## Listed records
++++++

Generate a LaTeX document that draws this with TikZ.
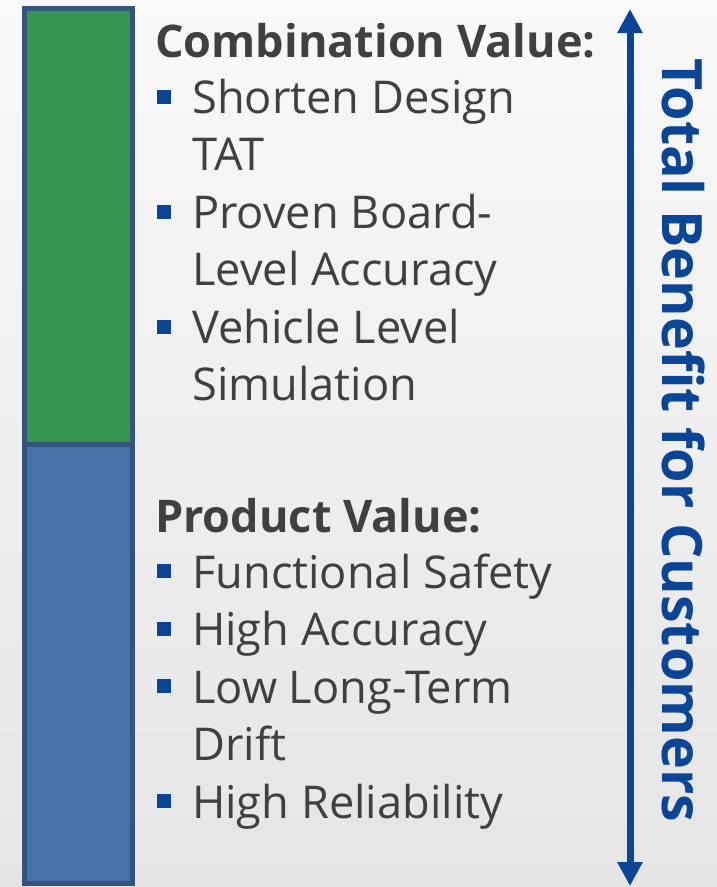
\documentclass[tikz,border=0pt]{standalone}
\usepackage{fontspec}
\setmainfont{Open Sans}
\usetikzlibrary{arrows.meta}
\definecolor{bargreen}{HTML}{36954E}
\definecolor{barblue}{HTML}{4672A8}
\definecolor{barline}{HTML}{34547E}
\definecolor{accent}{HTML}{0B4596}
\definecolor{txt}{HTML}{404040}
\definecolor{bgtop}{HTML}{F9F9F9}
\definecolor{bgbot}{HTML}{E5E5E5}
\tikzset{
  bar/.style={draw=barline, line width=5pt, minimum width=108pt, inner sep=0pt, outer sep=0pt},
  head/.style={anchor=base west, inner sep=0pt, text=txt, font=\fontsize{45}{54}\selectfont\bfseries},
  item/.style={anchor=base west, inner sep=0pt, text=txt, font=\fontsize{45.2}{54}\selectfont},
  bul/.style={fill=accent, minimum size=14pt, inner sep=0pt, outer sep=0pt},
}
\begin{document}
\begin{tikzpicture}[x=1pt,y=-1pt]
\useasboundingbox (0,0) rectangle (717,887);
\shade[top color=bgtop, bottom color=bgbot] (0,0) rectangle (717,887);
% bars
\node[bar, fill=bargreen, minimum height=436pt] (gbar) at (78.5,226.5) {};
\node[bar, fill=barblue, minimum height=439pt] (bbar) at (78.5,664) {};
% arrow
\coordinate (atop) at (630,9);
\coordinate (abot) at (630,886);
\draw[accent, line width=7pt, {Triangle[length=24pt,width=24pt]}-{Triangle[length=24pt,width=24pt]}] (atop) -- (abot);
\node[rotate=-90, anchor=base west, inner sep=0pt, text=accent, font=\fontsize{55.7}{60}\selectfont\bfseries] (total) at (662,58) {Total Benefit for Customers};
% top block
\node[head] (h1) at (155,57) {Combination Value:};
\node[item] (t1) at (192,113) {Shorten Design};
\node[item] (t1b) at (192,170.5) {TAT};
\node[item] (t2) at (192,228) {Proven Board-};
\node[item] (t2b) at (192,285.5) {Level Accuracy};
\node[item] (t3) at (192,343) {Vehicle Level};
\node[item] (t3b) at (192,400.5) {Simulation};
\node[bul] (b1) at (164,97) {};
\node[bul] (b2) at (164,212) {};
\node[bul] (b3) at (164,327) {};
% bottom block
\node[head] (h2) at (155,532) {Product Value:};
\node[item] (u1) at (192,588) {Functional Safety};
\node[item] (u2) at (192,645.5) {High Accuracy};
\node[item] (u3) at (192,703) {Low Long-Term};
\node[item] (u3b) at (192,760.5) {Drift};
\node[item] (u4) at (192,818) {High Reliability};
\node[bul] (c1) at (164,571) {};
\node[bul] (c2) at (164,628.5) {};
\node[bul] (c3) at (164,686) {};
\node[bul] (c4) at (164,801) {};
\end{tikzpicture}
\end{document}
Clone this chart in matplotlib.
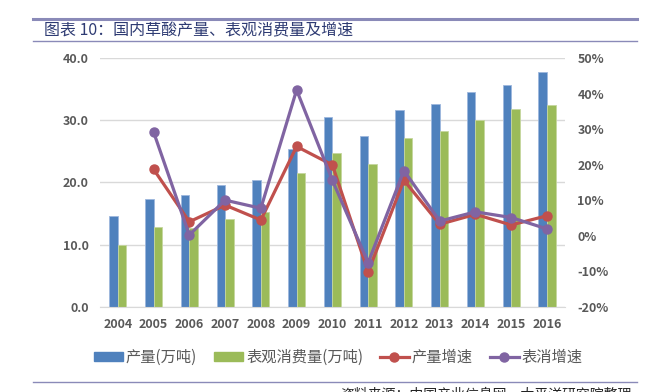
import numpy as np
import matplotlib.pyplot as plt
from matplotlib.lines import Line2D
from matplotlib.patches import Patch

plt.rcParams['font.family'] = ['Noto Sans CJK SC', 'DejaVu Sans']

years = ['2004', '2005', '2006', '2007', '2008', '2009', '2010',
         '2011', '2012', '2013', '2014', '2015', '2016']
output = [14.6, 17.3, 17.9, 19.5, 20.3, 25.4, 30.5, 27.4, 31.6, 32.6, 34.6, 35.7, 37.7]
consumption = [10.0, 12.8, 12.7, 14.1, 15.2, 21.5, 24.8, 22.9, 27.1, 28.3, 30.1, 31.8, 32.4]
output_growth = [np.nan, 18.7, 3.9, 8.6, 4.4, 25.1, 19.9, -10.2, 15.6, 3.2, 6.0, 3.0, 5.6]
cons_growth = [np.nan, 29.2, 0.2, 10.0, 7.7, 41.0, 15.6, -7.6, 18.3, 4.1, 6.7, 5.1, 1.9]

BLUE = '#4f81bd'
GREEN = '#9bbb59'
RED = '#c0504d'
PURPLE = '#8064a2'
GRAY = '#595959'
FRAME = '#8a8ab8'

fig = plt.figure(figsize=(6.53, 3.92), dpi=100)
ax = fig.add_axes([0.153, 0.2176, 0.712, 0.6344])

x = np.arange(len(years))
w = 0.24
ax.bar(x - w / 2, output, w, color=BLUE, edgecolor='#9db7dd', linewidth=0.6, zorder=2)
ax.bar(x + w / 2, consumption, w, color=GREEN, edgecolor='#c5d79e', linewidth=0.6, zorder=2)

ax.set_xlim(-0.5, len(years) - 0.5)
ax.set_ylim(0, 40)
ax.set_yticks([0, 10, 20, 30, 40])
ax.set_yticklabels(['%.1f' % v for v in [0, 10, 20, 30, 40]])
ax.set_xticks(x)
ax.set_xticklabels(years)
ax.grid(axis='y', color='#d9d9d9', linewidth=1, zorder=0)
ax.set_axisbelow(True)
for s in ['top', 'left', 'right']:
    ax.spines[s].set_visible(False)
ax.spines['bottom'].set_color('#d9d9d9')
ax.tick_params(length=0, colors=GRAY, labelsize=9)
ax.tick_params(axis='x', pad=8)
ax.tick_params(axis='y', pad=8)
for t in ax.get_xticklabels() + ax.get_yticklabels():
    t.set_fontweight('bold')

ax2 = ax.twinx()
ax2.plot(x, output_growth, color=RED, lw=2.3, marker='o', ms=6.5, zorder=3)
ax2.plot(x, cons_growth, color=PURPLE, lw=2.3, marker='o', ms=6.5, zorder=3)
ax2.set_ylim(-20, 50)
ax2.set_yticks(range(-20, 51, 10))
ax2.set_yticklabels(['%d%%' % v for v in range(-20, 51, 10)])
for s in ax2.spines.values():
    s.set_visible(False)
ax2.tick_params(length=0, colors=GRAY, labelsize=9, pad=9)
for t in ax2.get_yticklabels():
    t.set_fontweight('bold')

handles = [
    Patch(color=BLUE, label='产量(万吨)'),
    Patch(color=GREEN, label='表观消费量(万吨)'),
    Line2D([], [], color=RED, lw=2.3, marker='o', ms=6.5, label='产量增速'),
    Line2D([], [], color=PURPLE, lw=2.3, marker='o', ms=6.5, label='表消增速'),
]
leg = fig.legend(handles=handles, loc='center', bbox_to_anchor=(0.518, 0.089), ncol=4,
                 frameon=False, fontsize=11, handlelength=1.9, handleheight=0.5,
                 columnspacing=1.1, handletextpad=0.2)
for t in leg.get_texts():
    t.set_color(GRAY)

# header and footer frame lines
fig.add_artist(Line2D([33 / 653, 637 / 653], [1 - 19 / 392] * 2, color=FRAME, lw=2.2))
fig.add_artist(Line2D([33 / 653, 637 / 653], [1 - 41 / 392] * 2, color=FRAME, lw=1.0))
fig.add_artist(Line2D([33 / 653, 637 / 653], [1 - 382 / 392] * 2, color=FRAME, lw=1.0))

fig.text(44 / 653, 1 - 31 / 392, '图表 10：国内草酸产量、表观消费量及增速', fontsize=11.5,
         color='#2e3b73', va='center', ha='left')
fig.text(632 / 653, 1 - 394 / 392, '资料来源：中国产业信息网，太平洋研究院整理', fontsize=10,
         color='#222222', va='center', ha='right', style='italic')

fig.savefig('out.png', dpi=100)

++++++

Only the lines from the one holding "Clone this chart in matplotlib." to the one holding "plt.rcParams['font.family'] = ['Noto" should be returned, both included and exactly as written, with no pictures.

Clone this chart in matplotlib.
import numpy as np
import matplotlib.pyplot as plt
from matplotlib.lines import Line2D
from matplotlib.patches import Patch

plt.rcParams['font.family'] = ['Noto Sans CJK SC', 'DejaVu Sans']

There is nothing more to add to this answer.